Effective well completions engineering requires one of the broadest technical backgrounds of any petroleum engineering discipline. Mixed with the formal skill are the literal education needs that make experience such a prized asset. Ultimately, the completions engineer needs to integrate the available technology to overcome what nature presents as obstacles. Completions engineering is defined by managing change. Temperature, pressure, fluid composition, formation stresses, and well-production techniques are continually changing during the life of the well. Change is the only real constant.

What Do Completions Engineers Do?

What is involved? A completions engineer must know the conditions imposed by the reservoir and the requirements dictated by operations, with particular attention to changes of operations or fluid properties in the formation. Any description of the reservoir-to-well-to-facilities connection is a snapshot of a moment in time.

The system can change in a few minutes and will substantially change over time. Temperature extremes in an Arctic well, for example, can change in a short time from subzero near-surface temperatures to 100°C or more as hot fluids from the reservoir transfer heat through the tubulars.
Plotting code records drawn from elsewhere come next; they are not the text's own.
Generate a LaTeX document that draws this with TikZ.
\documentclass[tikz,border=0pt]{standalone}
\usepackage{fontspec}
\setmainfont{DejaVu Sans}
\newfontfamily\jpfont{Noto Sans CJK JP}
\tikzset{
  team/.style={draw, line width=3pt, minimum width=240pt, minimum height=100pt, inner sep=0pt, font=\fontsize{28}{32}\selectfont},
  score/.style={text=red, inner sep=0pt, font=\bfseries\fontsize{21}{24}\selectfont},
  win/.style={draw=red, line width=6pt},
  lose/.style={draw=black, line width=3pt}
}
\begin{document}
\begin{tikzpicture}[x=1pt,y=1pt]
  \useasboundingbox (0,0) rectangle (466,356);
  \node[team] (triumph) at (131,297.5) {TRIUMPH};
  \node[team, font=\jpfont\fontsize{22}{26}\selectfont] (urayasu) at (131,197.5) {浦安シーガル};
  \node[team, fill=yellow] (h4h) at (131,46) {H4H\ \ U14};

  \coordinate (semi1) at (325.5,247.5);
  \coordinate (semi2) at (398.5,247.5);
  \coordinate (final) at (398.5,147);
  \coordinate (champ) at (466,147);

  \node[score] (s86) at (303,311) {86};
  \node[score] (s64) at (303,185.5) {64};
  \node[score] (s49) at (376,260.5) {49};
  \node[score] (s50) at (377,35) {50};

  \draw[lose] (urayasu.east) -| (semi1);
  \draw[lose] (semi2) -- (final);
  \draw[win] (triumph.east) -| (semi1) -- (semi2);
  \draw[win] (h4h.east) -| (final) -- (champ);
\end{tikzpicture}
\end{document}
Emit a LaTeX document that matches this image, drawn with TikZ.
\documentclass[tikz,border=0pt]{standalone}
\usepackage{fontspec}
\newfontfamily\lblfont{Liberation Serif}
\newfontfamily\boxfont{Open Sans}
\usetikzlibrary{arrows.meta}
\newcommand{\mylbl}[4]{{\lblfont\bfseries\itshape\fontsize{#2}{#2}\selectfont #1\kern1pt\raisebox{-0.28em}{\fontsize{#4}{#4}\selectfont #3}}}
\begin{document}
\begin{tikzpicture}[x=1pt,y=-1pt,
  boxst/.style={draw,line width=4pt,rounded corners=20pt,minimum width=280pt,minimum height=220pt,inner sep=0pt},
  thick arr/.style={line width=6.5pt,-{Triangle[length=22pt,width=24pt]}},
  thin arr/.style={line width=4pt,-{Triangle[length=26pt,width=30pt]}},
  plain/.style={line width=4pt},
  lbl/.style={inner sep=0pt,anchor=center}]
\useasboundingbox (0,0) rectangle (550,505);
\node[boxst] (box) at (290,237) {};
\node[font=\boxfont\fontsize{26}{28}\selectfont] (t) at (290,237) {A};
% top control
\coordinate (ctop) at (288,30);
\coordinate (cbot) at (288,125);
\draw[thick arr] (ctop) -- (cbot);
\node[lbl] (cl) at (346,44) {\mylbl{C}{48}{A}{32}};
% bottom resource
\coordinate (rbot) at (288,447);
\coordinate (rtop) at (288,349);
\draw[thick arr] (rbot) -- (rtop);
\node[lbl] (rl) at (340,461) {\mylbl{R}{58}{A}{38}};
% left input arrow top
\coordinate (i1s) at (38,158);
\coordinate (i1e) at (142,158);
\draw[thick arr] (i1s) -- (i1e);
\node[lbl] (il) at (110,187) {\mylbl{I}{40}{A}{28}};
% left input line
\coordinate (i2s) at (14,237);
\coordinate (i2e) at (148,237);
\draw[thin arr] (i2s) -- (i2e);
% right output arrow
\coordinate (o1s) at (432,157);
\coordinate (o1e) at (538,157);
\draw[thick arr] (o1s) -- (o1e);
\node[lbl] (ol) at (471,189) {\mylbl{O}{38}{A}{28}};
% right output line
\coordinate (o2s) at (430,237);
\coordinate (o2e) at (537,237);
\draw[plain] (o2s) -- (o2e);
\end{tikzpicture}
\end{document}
As temperature increases, every component of the well and every fluid in contact with the well is heated, with the potential for creating pressure and stress increases that may challenge collapse, burst, or tensile ratings of the pipe or even the seals created by the cement. This cyclic environment of startup, steady-state production, and shutdown will affect each part and component of the well design.

A well is essentially a pressure vessel composed of miles of pipe, hundreds of connections, and a variety of metal and nonmetal components; and, that’s just the start. If parts of the well tubulars are sealed off without a way to relieve fluid expansion when heated, the temperature-induced pressure rise during startup can create higher pressures than anything the reservoir can produce naturally. Examples of the trapped annular space problem have been seen from the Arctic to deep water. In one case, the addition of gas lift to a well that had been designed for natural flow created an unexpected trapped annulus that was then heated by produced fluids, causing a pressure rise higher than the initial design could take.
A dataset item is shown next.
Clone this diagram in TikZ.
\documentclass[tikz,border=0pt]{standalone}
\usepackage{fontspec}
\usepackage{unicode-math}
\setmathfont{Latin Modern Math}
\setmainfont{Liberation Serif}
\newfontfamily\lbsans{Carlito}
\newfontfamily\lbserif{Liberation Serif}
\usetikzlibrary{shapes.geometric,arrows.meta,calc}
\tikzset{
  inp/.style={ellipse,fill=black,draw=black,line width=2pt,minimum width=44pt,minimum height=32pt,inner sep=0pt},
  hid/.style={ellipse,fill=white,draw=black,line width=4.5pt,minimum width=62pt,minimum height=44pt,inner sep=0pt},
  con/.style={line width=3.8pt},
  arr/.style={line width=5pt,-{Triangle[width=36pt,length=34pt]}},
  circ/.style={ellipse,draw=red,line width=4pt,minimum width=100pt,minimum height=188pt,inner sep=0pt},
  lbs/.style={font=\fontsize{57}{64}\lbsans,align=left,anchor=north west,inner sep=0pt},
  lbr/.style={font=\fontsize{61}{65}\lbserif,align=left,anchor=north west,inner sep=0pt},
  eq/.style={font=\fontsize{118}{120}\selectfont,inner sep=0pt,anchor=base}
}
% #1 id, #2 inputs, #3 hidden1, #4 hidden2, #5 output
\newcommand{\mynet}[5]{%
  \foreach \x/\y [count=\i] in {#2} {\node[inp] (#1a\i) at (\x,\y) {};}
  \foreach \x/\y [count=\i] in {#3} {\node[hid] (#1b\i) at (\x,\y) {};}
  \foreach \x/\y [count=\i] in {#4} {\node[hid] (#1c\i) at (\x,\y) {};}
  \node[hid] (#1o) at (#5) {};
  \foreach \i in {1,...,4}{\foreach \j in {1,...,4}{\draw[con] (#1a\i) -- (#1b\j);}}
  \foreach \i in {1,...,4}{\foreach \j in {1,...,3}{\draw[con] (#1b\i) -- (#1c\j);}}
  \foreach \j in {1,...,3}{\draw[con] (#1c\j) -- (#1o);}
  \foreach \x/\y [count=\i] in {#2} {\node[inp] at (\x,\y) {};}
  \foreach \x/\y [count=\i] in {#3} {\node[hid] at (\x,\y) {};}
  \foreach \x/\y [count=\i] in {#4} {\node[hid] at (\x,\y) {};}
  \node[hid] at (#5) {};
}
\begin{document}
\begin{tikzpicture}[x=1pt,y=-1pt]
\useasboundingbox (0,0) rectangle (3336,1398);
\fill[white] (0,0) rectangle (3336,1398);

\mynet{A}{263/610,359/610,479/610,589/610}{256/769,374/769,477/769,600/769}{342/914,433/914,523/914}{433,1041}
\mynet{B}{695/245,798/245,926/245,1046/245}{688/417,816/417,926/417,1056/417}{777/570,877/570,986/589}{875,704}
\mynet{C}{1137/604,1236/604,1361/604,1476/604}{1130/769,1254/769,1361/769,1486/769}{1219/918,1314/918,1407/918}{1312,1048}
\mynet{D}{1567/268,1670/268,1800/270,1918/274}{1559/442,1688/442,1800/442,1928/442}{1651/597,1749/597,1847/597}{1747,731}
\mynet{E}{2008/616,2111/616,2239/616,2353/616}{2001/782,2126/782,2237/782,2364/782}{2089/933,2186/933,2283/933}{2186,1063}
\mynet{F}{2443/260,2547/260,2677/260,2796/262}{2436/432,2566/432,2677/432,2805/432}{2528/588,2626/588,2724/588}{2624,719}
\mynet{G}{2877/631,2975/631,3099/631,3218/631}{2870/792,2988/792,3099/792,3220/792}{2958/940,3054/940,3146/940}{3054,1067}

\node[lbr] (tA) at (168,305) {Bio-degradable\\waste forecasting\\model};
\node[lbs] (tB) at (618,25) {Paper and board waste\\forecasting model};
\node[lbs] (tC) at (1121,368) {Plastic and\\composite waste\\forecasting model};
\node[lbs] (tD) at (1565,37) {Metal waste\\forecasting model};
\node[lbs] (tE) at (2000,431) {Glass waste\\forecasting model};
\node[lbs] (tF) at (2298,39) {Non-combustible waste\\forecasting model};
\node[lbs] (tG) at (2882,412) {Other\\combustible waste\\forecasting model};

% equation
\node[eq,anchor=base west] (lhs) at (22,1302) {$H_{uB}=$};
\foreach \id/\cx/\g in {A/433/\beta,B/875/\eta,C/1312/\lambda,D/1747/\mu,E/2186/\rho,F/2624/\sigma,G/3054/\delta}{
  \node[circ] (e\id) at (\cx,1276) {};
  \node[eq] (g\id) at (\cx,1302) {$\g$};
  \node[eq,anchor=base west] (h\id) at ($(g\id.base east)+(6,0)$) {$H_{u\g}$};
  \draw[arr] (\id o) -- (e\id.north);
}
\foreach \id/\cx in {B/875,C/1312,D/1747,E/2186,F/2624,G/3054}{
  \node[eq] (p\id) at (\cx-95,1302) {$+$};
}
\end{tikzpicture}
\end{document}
These very real problems demonstrate the dynamic nature of well completion design and underscore the need for the services of a completions engineer at every step and change of well operation.

Completion Design: What Does It Take?

Ignoring future operations and requirements is not feasible for a completions engineer. You can drill wells you cannot complete, and you can complete wells you cannot produce. A perfectly designed well is a failure if it cannot deliver an economic return through production. Even a good well design can be defeated by changes in the well over its life.

Delivering a well that can be produced both safely and economically is the initial product; however, the product will need to evolve to fit changing needs over the life of the well. Producing fluid from a well initiates an array of changes. In addition to temperature and pressure changes, just producing oil, gas, or water removes some of the reservoir fluids, which may be load supporting if the rock strength is insufficient to support the overburden. In cases of weak formations, the potential of subsidence, formation creep, and disaggregation raise their own dynamic challenges to the system.

Well completion design is both reactive to historical failure cases and proactive to the needs newer completions produce. As we learn what is needed in well completions and operations, we often must reach out to the wider completions community. When deepwater wells were rapidly increasing in importance, several of us saw a need for historical and performance-based sand control reliability information that could be used in designs and well life projections. Working across company and country boundaries, a small group of engineers gathered sand control success and failure operations data and reported this back to the industry through SPE (paper SPE 84262). Although we often think of these joint industry data-sharing projects as cumbersome, slow-moving, meetings-inducing events, this particular need was fulfilled using data from 40 companies and without contracts, meetings, or legal agreements. Personal-level networking solved what was a major concern in just 3 months. Never forget that none of us truly works alone.

While the challenges initially presented by the formation pressure and temperature may seem formidable, the changes in fluids, coupled with variability in internal and external natural stresses, require the design to have a high degree of flexibility. The flow mechanism of the well may shift from natural flow to one or more forms of artificial lift and, perhaps, even to secondary or tertiary recovery. Every change of operation changes requirements within the well. Changes to the well are commonplace, and well recompletions to handle changing properties or to access new reservoirs are a fact of life.

Completions’ Lifelong Challenges

As formation and environment requirements push toward limits of materials, completions engineers must learn new materials, construction methods, and application details that were unknown just a few years before. New and adapted technologies are proven drivers to increase recoverable reserves. How good are you at adapting technology to meet a challenge? What is cutting-edge design today may be commonplace in 2 years and outdated in 4. For proof, simply look to the progression of well component metallurgy, well control evolution, subsea wellheads, and Arctic well issues.

So, why, if the challenge is this high, would you want a career in well completions? Simply put, seeing new challenges on a regular basis is a refreshing requirement for many engineers. And then, of course, there is an endless opportunity to learn. Although engineers, like most professionals, are specialists by definition, completions engineering requires you to push the limits of learning and widen the scope of your knowledge and abilities. Is it easy? No. But an easy job isn’t what attracted you to engineering in the first place.